_DIRECTIONS_
Reproduce the listing below without changes, except that pictures are left out.

......

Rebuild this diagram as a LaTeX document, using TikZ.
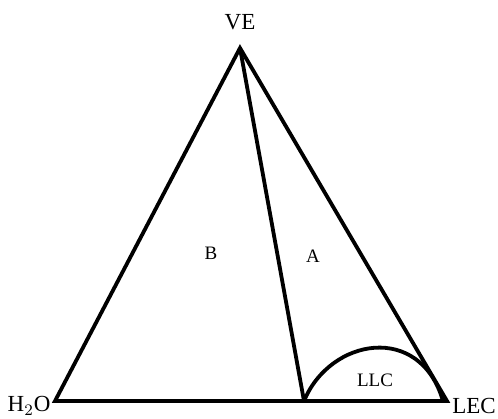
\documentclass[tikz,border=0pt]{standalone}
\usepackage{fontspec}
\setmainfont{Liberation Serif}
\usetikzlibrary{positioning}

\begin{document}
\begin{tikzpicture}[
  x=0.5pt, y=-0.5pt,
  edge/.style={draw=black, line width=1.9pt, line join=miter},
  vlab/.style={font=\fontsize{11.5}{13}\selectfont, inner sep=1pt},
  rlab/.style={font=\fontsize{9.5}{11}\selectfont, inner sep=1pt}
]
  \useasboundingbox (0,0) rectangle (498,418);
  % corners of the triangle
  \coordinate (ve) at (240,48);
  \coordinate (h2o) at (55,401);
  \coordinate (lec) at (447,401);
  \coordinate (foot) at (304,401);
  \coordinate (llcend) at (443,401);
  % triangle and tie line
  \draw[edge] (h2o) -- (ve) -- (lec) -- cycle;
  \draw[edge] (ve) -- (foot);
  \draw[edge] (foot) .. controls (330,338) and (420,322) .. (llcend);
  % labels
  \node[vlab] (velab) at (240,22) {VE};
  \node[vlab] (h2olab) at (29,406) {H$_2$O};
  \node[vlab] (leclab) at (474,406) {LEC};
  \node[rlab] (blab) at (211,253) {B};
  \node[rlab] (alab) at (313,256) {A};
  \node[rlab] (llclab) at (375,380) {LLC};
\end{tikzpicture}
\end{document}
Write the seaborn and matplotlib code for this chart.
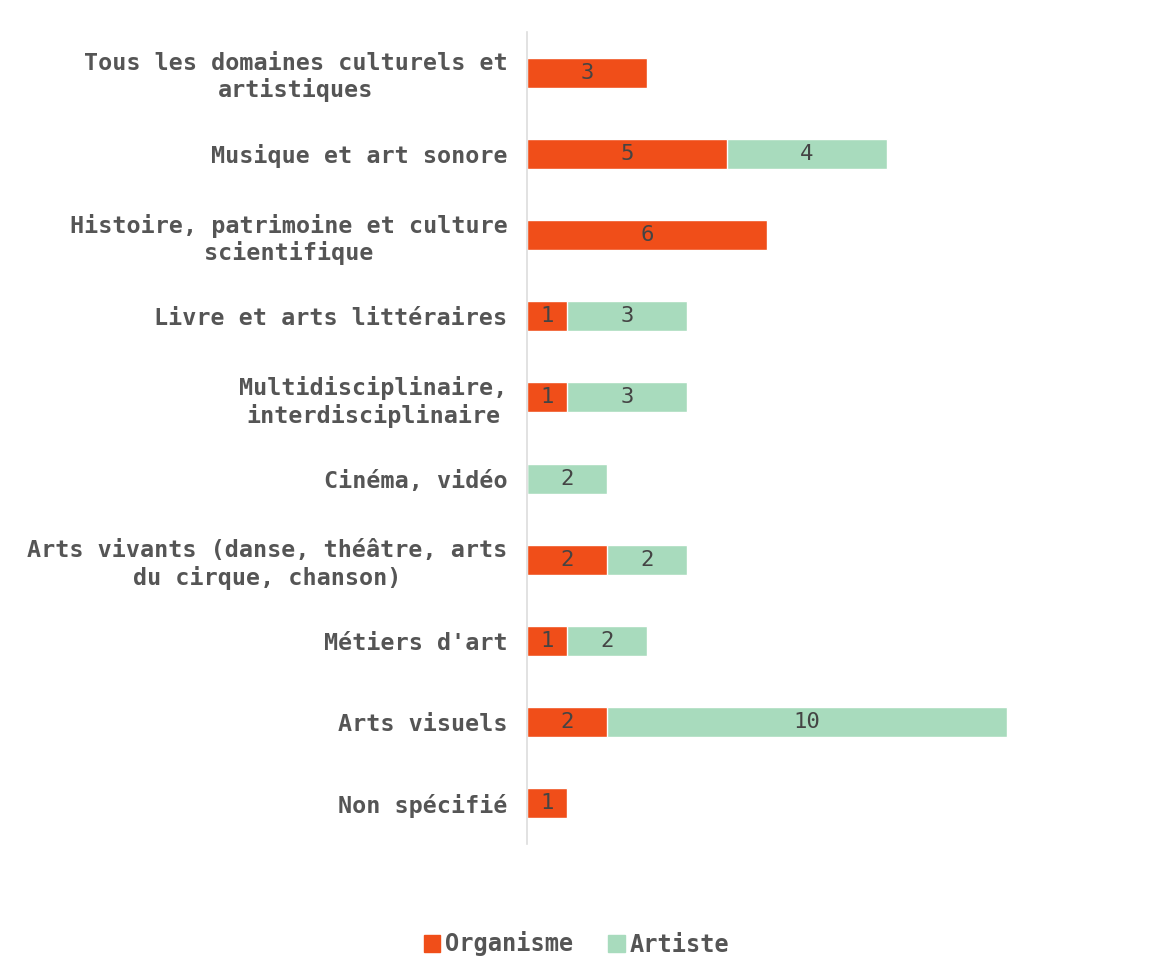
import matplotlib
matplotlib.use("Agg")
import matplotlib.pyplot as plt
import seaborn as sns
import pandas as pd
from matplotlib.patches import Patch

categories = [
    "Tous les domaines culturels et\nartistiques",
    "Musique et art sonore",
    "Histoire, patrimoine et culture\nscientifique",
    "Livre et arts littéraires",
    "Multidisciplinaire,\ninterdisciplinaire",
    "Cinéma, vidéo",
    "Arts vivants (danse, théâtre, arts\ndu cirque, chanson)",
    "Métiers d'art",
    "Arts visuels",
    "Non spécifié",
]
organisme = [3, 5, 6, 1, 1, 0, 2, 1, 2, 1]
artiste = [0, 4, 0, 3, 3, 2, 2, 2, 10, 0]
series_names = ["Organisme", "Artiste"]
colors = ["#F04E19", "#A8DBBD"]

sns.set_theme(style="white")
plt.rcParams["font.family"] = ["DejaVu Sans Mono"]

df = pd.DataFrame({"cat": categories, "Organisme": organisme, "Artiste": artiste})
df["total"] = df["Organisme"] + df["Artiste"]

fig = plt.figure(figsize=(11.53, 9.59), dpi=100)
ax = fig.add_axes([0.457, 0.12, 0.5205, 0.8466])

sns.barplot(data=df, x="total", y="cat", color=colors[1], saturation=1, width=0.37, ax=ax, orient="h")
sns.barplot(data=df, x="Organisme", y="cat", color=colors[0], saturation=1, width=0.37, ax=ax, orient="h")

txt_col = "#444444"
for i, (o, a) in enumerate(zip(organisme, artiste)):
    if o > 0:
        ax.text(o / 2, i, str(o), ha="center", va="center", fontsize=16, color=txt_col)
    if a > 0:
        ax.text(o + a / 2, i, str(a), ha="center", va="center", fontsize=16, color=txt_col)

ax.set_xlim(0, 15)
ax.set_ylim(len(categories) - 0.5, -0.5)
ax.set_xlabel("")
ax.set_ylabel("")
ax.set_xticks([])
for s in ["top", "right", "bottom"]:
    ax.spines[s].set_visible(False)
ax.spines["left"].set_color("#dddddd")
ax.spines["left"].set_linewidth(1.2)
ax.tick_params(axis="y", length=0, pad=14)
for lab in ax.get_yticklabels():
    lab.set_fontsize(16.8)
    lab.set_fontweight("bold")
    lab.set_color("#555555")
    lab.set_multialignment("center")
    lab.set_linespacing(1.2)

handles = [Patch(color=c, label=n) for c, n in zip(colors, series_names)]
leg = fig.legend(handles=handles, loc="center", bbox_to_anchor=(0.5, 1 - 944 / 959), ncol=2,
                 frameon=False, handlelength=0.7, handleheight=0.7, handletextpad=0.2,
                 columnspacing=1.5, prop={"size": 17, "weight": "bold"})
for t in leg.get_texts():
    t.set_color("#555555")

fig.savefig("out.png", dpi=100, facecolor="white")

......

_EXERCISE RESULT_
Rebuild this diagram as a LaTeX document, using TikZ.
\documentclass[tikz,border=0pt]{standalone}
\usepackage{fontspec}
\setmainfont{Liberation Serif}
\usetikzlibrary{positioning}

\begin{document}
\begin{tikzpicture}[
  x=0.5pt, y=-0.5pt,
  edge/.style={draw=black, line width=1.9pt, line join=miter},
  vlab/.style={font=\fontsize{11.5}{13}\selectfont, inner sep=1pt},
  rlab/.style={font=\fontsize{9.5}{11}\selectfont, inner sep=1pt}
]
  \useasboundingbox (0,0) rectangle (498,418);
  % corners of the triangle
  \coordinate (ve) at (240,48);
  \coordinate (h2o) at (55,401);
  \coordinate (lec) at (447,401);
  \coordinate (foot) at (304,401);
  \coordinate (llcend) at (443,401);
  % triangle and tie line
  \draw[edge] (h2o) -- (ve) -- (lec) -- cycle;
  \draw[edge] (ve) -- (foot);
  \draw[edge] (foot) .. controls (330,338) and (420,322) .. (llcend);
  % labels
  \node[vlab] (velab) at (240,22) {VE};
  \node[vlab] (h2olab) at (29,406) {H$_2$O};
  \node[vlab] (leclab) at (474,406) {LEC};
  \node[rlab] (blab) at (211,253) {B};
  \node[rlab] (alab) at (313,256) {A};
  \node[rlab] (llclab) at (375,380) {LLC};
\end{tikzpicture}
\end{document}
Write the seaborn and matplotlib code for this chart.
import matplotlib
matplotlib.use("Agg")
import matplotlib.pyplot as plt
import seaborn as sns
import pandas as pd
from matplotlib.patches import Patch

categories = [
    "Tous les domaines culturels et\nartistiques",
    "Musique et art sonore",
    "Histoire, patrimoine et culture\nscientifique",
    "Livre et arts littéraires",
    "Multidisciplinaire,\ninterdisciplinaire",
    "Cinéma, vidéo",
    "Arts vivants (danse, théâtre, arts\ndu cirque, chanson)",
    "Métiers d'art",
    "Arts visuels",
    "Non spécifié",
]
organisme = [3, 5, 6, 1, 1, 0, 2, 1, 2, 1]
artiste = [0, 4, 0, 3, 3, 2, 2, 2, 10, 0]
series_names = ["Organisme", "Artiste"]
colors = ["#F04E19", "#A8DBBD"]

sns.set_theme(style="white")
plt.rcParams["font.family"] = ["DejaVu Sans Mono"]

df = pd.DataFrame({"cat": categories, "Organisme": organisme, "Artiste": artiste})
df["total"] = df["Organisme"] + df["Artiste"]

fig = plt.figure(figsize=(11.53, 9.59), dpi=100)
ax = fig.add_axes([0.457, 0.12, 0.5205, 0.8466])

sns.barplot(data=df, x="total", y="cat", color=colors[1], saturation=1, width=0.37, ax=ax, orient="h")
sns.barplot(data=df, x="Organisme", y="cat", color=colors[0], saturation=1, width=0.37, ax=ax, orient="h")

txt_col = "#444444"
for i, (o, a) in enumerate(zip(organisme, artiste)):
    if o > 0:
        ax.text(o / 2, i, str(o), ha="center", va="center", fontsize=16, color=txt_col)
    if a > 0:
        ax.text(o + a / 2, i, str(a), ha="center", va="center", fontsize=16, color=txt_col)

ax.set_xlim(0, 15)
ax.set_ylim(len(categories) - 0.5, -0.5)
ax.set_xlabel("")
ax.set_ylabel("")
ax.set_xticks([])
for s in ["top", "right", "bottom"]:
    ax.spines[s].set_visible(False)
ax.spines["left"].set_color("#dddddd")
ax.spines["left"].set_linewidth(1.2)
ax.tick_params(axis="y", length=0, pad=14)
for lab in ax.get_yticklabels():
    lab.set_fontsize(16.8)
    lab.set_fontweight("bold")
    lab.set_color("#555555")
    lab.set_multialignment("center")
    lab.set_linespacing(1.2)

handles = [Patch(color=c, label=n) for c, n in zip(colors, series_names)]
leg = fig.legend(handles=handles, loc="center", bbox_to_anchor=(0.5, 1 - 944 / 959), ncol=2,
                 frameon=False, handlelength=0.7, handleheight=0.7, handletextpad=0.2,
                 columnspacing=1.5, prop={"size": 17, "weight": "bold"})
for t in leg.get_texts():
    t.set_color("#555555")

fig.savefig("out.png", dpi=100, facecolor="white")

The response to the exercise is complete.